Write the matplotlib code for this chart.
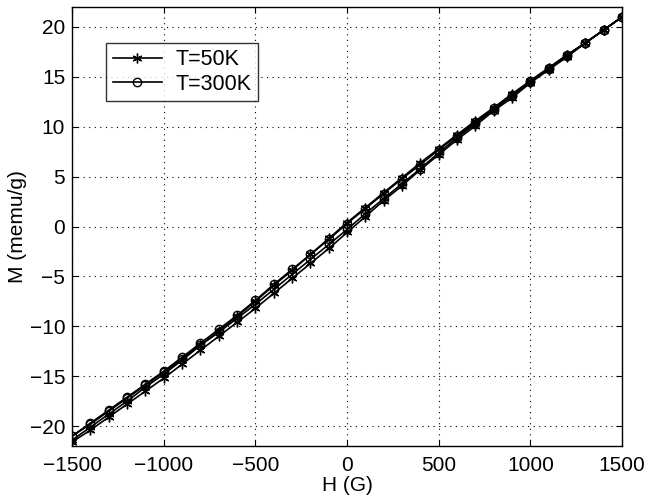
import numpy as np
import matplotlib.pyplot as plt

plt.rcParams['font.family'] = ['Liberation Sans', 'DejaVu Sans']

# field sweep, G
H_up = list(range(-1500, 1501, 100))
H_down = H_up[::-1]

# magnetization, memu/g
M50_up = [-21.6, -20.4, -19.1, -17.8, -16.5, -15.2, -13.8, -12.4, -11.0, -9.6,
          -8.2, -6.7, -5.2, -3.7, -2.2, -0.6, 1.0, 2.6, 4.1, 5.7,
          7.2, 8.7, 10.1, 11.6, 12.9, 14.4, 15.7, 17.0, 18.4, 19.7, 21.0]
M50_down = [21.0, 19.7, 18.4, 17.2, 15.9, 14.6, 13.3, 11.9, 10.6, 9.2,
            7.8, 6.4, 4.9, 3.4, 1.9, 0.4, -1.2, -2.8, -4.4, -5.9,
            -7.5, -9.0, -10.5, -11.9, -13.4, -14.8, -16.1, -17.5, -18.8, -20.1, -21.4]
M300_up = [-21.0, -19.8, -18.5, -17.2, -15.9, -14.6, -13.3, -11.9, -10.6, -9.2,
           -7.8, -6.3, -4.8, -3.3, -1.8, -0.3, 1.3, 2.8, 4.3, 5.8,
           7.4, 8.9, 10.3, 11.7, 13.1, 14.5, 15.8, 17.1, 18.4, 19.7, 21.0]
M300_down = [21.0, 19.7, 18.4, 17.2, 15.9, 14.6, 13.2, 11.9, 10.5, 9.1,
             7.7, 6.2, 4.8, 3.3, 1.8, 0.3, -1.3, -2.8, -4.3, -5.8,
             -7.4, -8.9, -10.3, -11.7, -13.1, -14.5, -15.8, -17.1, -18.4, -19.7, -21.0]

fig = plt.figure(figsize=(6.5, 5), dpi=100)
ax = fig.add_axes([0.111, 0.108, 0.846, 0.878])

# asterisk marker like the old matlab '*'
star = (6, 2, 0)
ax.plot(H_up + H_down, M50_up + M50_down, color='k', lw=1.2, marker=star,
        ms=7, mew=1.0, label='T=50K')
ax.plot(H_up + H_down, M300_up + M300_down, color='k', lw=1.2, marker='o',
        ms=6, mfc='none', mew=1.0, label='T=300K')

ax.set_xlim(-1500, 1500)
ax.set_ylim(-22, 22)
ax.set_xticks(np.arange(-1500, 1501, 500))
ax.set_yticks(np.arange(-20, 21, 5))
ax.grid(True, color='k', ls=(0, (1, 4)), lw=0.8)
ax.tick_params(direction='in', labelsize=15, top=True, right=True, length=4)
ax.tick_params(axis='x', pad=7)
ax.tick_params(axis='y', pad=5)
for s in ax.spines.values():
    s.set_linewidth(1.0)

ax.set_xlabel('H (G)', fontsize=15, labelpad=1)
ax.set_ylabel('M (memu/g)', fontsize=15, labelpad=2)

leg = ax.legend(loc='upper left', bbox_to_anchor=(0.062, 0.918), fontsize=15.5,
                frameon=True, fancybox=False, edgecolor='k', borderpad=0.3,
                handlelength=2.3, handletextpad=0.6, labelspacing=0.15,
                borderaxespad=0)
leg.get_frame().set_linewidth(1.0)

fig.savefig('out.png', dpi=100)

Task directions:
Print the listing above in full, exactly as written. Omit any pictures.

Response:
Write the matplotlib code for this chart.
import numpy as np
import matplotlib.pyplot as plt

plt.rcParams['font.family'] = ['Liberation Sans', 'DejaVu Sans']

# field sweep, G
H_up = list(range(-1500, 1501, 100))
H_down = H_up[::-1]

# magnetization, memu/g
M50_up = [-21.6, -20.4, -19.1, -17.8, -16.5, -15.2, -13.8, -12.4, -11.0, -9.6,
          -8.2, -6.7, -5.2, -3.7, -2.2, -0.6, 1.0, 2.6, 4.1, 5.7,
          7.2, 8.7, 10.1, 11.6, 12.9, 14.4, 15.7, 17.0, 18.4, 19.7, 21.0]
M50_down = [21.0, 19.7, 18.4, 17.2, 15.9, 14.6, 13.3, 11.9, 10.6, 9.2,
            7.8, 6.4, 4.9, 3.4, 1.9, 0.4, -1.2, -2.8, -4.4, -5.9,
            -7.5, -9.0, -10.5, -11.9, -13.4, -14.8, -16.1, -17.5, -18.8, -20.1, -21.4]
M300_up = [-21.0, -19.8, -18.5, -17.2, -15.9, -14.6, -13.3, -11.9, -10.6, -9.2,
           -7.8, -6.3, -4.8, -3.3, -1.8, -0.3, 1.3, 2.8, 4.3, 5.8,
           7.4, 8.9, 10.3, 11.7, 13.1, 14.5, 15.8, 17.1, 18.4, 19.7, 21.0]
M300_down = [21.0, 19.7, 18.4, 17.2, 15.9, 14.6, 13.2, 11.9, 10.5, 9.1,
             7.7, 6.2, 4.8, 3.3, 1.8, 0.3, -1.3, -2.8, -4.3, -5.8,
             -7.4, -8.9, -10.3, -11.7, -13.1, -14.5, -15.8, -17.1, -18.4, -19.7, -21.0]

fig = plt.figure(figsize=(6.5, 5), dpi=100)
ax = fig.add_axes([0.111, 0.108, 0.846, 0.878])

# asterisk marker like the old matlab '*'
star = (6, 2, 0)
ax.plot(H_up + H_down, M50_up + M50_down, color='k', lw=1.2, marker=star,
        ms=7, mew=1.0, label='T=50K')
ax.plot(H_up + H_down, M300_up + M300_down, color='k', lw=1.2, marker='o',
        ms=6, mfc='none', mew=1.0, label='T=300K')

ax.set_xlim(-1500, 1500)
ax.set_ylim(-22, 22)
ax.set_xticks(np.arange(-1500, 1501, 500))
ax.set_yticks(np.arange(-20, 21, 5))
ax.grid(True, color='k', ls=(0, (1, 4)), lw=0.8)
ax.tick_params(direction='in', labelsize=15, top=True, right=True, length=4)
ax.tick_params(axis='x', pad=7)
ax.tick_params(axis='y', pad=5)
for s in ax.spines.values():
    s.set_linewidth(1.0)

ax.set_xlabel('H (G)', fontsize=15, labelpad=1)
ax.set_ylabel('M (memu/g)', fontsize=15, labelpad=2)

leg = ax.legend(loc='upper left', bbox_to_anchor=(0.062, 0.918), fontsize=15.5,
                frameon=True, fancybox=False, edgecolor='k', borderpad=0.3,
                handlelength=2.3, handletextpad=0.6, labelspacing=0.15,
                borderaxespad=0)
leg.get_frame().set_linewidth(1.0)

fig.savefig('out.png', dpi=100)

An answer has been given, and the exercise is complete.